The film pays homage to previous films in similar genres (“Are you wearing my Evil Dead t-shirt?” asks Needy.), and while seeking perfection, it also makes fun of itself (it doesn’t take its message seriously like, say, Tori Amos did in her album, Boys for Pele). This is Heathers meets Evil Dead meets Faster Pussycat, Kill! Kill!, while never abandoning its own identity. Cody’s script (who also wrote 2007’s Juno) shows a writer with intelligence, wit, and at home with exploitation genre. Similarly, Kusama turns the tables on sexual objectification and Megan Fox’s public image. Suddenly, and perhaps for the first time, Fox is in control of her sex appeal both through humor and horror. There’s a sense of strange humility (if one can call it that in an exploitation film) coming from Fox because she became human through the whole process—a girl who’s just trying her best to be herself but keeps failing.

The script moves fast and delivers great one-liners.
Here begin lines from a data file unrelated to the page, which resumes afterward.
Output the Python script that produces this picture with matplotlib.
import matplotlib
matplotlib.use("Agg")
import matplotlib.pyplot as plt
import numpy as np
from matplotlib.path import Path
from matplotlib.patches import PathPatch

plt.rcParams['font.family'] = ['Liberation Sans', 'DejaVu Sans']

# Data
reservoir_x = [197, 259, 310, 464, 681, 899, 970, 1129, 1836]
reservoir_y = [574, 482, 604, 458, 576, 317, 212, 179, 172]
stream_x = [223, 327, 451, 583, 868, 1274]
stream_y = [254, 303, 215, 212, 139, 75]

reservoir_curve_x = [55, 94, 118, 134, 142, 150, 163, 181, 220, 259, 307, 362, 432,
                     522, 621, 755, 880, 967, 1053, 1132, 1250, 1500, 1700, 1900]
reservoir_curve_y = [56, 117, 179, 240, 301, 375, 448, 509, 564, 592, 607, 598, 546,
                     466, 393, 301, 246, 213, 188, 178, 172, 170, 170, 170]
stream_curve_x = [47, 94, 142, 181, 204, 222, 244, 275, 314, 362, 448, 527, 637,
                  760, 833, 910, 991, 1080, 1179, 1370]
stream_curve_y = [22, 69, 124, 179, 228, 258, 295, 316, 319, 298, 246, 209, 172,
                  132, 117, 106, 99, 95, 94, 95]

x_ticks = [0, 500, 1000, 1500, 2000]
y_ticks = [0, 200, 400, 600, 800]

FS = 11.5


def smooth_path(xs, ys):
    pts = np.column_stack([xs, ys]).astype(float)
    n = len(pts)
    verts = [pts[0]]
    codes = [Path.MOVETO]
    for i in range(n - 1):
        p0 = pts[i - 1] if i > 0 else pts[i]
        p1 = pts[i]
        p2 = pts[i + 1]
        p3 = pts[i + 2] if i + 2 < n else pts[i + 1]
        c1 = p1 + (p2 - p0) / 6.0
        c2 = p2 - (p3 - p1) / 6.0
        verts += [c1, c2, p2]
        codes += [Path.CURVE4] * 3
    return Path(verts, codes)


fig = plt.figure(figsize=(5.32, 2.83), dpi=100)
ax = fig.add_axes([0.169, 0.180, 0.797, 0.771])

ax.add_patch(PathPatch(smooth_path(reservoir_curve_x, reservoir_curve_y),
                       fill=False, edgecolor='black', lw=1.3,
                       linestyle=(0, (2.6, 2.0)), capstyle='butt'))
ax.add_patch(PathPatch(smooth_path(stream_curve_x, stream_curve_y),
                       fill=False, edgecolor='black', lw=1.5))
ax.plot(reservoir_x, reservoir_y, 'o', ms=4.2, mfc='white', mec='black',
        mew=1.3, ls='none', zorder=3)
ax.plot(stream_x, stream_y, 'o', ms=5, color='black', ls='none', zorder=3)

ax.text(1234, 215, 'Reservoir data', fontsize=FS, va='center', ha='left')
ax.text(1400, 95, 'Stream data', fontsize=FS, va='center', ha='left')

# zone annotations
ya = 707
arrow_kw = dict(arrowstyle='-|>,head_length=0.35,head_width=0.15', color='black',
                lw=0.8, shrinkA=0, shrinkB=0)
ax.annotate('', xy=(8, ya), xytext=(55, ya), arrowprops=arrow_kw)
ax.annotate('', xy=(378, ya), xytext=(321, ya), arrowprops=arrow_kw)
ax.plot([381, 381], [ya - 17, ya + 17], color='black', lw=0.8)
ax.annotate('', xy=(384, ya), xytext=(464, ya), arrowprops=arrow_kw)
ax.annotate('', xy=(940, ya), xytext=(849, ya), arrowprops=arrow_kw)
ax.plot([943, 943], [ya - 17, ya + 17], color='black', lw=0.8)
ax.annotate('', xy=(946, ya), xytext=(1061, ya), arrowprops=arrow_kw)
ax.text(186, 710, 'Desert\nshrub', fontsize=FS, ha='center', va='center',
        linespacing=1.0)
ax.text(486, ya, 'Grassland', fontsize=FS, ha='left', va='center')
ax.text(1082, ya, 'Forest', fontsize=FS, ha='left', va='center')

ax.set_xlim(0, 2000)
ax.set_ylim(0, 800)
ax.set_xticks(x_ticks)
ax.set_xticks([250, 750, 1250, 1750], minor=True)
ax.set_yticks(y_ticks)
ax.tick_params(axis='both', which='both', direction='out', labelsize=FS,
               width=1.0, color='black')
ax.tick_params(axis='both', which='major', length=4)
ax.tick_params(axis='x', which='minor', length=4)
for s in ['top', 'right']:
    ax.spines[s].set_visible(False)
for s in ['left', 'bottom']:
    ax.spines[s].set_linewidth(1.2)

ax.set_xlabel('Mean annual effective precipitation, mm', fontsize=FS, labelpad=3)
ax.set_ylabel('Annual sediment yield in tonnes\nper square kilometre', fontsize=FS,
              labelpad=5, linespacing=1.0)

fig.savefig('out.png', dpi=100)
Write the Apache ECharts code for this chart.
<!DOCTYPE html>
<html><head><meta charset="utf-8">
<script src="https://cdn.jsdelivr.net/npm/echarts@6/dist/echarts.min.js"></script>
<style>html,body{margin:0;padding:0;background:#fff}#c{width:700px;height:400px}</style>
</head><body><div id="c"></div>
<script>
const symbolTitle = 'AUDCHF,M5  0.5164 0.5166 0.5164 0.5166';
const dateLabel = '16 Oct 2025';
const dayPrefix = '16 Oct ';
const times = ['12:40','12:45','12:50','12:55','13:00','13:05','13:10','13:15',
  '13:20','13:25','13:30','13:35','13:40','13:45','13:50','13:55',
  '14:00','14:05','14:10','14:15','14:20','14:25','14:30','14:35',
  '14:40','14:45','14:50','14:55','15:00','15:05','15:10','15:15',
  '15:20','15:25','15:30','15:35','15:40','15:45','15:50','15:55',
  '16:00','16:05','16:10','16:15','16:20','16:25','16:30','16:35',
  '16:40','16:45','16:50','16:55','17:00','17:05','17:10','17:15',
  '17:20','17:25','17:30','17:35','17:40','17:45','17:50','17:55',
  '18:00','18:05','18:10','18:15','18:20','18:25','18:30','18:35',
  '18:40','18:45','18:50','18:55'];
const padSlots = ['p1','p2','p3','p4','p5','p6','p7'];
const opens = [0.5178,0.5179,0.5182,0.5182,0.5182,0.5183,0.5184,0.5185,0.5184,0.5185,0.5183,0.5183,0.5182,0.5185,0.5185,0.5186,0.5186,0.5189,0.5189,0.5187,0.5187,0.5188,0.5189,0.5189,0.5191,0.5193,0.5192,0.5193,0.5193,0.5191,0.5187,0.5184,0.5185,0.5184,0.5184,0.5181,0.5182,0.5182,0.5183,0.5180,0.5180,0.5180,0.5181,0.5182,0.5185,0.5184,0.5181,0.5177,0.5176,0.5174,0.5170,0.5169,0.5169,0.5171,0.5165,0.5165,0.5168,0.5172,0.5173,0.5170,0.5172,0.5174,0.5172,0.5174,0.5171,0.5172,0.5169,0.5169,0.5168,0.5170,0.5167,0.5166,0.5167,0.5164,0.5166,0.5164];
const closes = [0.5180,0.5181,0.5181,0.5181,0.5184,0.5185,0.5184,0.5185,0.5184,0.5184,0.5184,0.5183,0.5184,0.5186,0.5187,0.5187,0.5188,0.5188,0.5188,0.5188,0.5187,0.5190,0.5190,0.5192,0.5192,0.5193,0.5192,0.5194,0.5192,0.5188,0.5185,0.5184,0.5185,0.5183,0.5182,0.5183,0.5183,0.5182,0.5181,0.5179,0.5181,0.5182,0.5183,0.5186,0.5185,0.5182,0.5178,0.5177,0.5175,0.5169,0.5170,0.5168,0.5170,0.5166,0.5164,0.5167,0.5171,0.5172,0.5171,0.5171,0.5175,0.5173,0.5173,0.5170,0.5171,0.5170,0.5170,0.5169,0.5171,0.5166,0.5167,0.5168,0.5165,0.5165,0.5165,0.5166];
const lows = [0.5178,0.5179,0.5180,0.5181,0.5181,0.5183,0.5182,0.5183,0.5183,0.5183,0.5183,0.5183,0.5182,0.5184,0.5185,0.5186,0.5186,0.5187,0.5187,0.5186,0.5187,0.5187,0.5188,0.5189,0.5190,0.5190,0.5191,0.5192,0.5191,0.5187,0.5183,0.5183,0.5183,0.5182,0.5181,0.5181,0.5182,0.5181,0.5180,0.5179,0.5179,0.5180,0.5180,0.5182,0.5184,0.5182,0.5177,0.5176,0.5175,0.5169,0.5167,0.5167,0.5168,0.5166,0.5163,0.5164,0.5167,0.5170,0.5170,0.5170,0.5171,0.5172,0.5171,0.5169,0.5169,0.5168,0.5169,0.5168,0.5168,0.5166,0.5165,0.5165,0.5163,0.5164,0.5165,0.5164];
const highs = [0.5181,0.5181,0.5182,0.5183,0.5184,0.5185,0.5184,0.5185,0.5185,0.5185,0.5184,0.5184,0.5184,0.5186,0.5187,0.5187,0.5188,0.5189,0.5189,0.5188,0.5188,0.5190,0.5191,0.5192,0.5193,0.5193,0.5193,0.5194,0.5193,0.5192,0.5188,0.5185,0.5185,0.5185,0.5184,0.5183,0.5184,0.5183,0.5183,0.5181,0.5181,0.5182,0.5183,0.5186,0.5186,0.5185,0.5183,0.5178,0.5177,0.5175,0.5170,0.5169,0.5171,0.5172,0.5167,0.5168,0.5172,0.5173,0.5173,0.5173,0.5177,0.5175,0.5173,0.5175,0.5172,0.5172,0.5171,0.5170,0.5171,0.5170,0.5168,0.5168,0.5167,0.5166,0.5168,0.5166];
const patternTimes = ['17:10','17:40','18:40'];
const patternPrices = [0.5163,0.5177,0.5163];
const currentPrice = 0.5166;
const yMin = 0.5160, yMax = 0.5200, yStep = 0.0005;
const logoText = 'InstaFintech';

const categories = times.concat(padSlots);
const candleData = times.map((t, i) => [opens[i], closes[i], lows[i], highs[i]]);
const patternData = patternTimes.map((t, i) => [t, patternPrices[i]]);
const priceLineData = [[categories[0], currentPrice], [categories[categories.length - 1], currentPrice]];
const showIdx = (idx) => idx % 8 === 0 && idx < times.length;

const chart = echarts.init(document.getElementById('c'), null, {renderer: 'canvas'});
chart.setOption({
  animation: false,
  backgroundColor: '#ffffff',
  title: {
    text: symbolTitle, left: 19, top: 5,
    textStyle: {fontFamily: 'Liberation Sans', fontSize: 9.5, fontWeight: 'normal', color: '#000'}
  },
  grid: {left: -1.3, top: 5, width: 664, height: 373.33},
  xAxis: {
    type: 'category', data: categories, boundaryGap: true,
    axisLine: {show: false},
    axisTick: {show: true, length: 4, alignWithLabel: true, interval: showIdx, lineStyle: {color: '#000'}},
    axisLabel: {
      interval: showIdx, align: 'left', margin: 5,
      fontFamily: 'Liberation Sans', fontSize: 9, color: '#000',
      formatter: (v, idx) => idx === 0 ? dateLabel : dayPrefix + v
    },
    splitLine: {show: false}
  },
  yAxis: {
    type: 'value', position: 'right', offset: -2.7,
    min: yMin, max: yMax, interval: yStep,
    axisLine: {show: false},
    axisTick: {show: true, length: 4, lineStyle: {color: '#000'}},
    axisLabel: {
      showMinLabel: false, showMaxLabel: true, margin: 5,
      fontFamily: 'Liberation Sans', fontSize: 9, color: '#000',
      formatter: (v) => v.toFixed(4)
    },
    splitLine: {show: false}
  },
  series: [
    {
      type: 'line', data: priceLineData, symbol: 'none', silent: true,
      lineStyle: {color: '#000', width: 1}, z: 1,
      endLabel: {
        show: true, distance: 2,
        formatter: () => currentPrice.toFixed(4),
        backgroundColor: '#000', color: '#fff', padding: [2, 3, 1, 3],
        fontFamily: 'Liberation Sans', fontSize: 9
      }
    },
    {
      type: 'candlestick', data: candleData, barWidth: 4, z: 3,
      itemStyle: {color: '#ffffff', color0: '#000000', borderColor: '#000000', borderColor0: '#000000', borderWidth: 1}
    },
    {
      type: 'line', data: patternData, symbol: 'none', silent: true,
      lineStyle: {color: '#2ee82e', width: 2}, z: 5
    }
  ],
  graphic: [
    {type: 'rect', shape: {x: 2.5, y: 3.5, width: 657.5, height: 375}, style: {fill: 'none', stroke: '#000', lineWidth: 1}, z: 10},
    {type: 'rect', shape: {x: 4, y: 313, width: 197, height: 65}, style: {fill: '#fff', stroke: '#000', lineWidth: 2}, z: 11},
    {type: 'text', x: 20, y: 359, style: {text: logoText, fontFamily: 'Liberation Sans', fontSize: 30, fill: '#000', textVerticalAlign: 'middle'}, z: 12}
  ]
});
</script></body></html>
When Needy appeals to Jennifer to save Chip, she recalls childhood memories, to which Jennifer replies, “Um, okay, Hannah Montana!” When the band members begin their sacrifice incantations, Nikolai opens up a piece of folded paper that presumably contains the incantation itself. His bandmate looks at him in confusion, and Nikolai responds, “What? I found it online.”

Jennifer’s Body isn’t trying to prove anything ideologically or otherwise. This is a fun ride through the amusement park of crazy female sexuality with a touch of horror and gore (there are William Friedkin’s The Exorcist-inspired moments), but mostly humor. Going through teenage changes is both funny and horrific, and Kusama and Cody have captured the beauty and ugliness of growing up, while having fun and bending the genre that ultimately escapes categorization. Girls just want to have fun, but the fun can turn horrific, and in Jennifer’s and Needy’s case, deadly. Female friendships sometimes border on obsessive, and you never know when a girl might turn on you because some have a special talent at being the meanest and most evil monsters in the room.